On peut penser que du moment que le paralysé a fait sa démarche de foi cela amène automatiquement le pardon, sans autre intervention. Il s’agit soit d’une guérison suite à une démarche initiale, soit d’un don gratuit dans un contexte de solidarité.
Les transformations opérées par le récit s’expriment dans le plan spatial par une double opposition : au début, il faut faire entrer le paralytique couché (position horizontale) par le toit (à la verticale), à la fin, remis debout (à la verticale), il ressort par la porte devant tous (mouvement horizontal).

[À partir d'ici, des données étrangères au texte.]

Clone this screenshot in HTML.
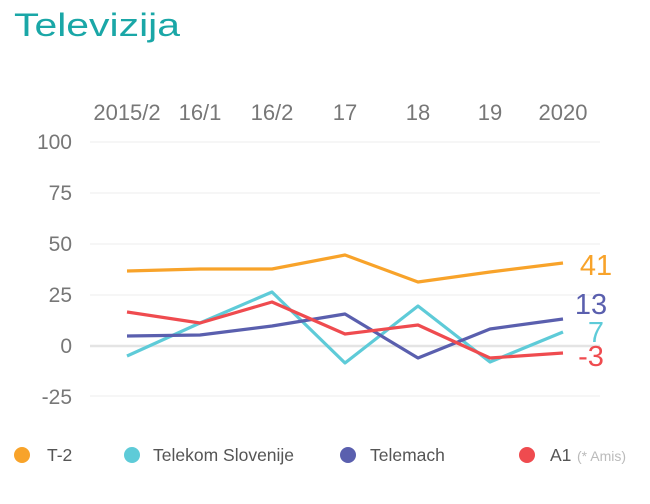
<!DOCTYPE html>
<html><head><style>
body{margin:0;background:#fff;width:650px;height:499px;overflow:hidden;font-family:"Liberation Sans",sans-serif}
</style></head><body>
<svg width="650" height="499" xmlns="http://www.w3.org/2000/svg" font-family="Liberation Sans, sans-serif">
<text x="14" y="36" font-size="32" fill="#1aa7a7" textLength="166" lengthAdjust="spacingAndGlyphs">Televizija</text>
<g font-size="22" fill="#777" text-anchor="middle">
<text x="127" y="120">2015/2</text><text x="200" y="120">16/1</text><text x="272" y="120">16/2</text>
<text x="345" y="120">17</text><text x="418" y="120">18</text><text x="490" y="120">19</text><text x="563" y="120">2020</text>
</g>
<g font-size="21" fill="#777" text-anchor="end">
<text x="72" y="149">100</text><text x="72" y="200">75</text><text x="72" y="251">50</text>
<text x="72" y="302">25</text><text x="72" y="353">0</text><text x="72" y="404">-25</text>
</g>
<g stroke="#f3f3f3" stroke-width="1.5">
<line x1="90" x2="600" y1="142" y2="142"/><line x1="90" x2="600" y1="193" y2="193"/>
<line x1="90" x2="600" y1="244" y2="244"/><line x1="90" x2="600" y1="295" y2="295"/>
<line x1="90" x2="600" y1="396" y2="396"/>
</g>
<line x1="90" x2="600" y1="346" y2="346" stroke="#e4e4e4" stroke-width="2.5"/>
<g fill="none" stroke-width="3.2" stroke-linejoin="round">
<polyline stroke="#5ecbd8" points="127,356 200,323 272,292 345,363 418,306 490,362 563,332"/>
<polyline stroke="#5a5fae" points="127,336 200,335 272,326 345,314 418,358 490,329 563,319"/>
<polyline stroke="#ef4b4f" points="127,312 200,323 272,302 345,334 418,325 490,358 563,353"/>
<polyline stroke="#f8a32a" points="127,271 200,269 272,269 345,255 418,282 490,272 563,263"/>
</g>
<g font-size="29" text-anchor="middle">
<text x="596" y="275" fill="#f8a32a">41</text>
<text x="591" y="314" fill="#5a5fae">13</text>
<text x="596" y="342" fill="#5ecbd8">7</text>
<text x="591" y="366" fill="#ef4b4f">-3</text>
</g>
<g font-size="17.5" fill="#555">
<circle cx="22" cy="455" r="8" fill="#f8a32a"/><text x="47" y="461">T-2</text>
<circle cx="132" cy="455" r="8" fill="#5ecbd8"/><text x="153" y="461">Telekom Slovenije</text>
<circle cx="348" cy="455" r="8" fill="#5a5fae"/><text x="370" y="461">Telemach</text>
<circle cx="527" cy="455" r="8" fill="#ef4b4f"/><text x="550" y="461">A1</text>
<text x="577" y="461" font-size="14" fill="#bbb">(* Amis)</text>
</g>
</svg>
</body></html>
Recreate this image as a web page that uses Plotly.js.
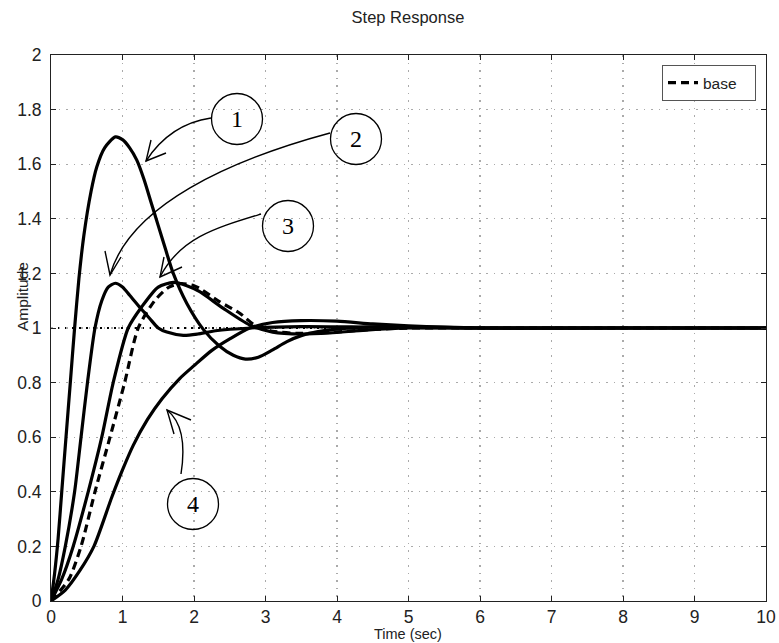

L’homme qui vient d’être guéri emporte son grabat, il emmène avec lui ce qui a été son décor quotidien. Son renvoi à la maison suggère que le miracle n’est pas seulement de pouvoir marcher, mais de pouvoir retourner, indépendant, à sa propre vie, de pouvoir habiter sa maison, c’est-à-dire sa vie.
Le paralytique n’est pas le seul à être changé, puisque la foule se met à glorifier Dieu pour cette parole qui a remis debout un paralytique. Les témoins du miracle furent « hors d’eux », et c’est encore le cas aujourd’hui, que ce soit pour s’étonner ou pour louer Dieu. Il en sera toujours ainsi. Déjà sur les bords du Jourdain, quand Jésus affirmait à ses disciples qu’il ferait marcher les infirmes, il ajoutait explicitement : « Bienheureux ceux qui n’en seront pas scandalisés ».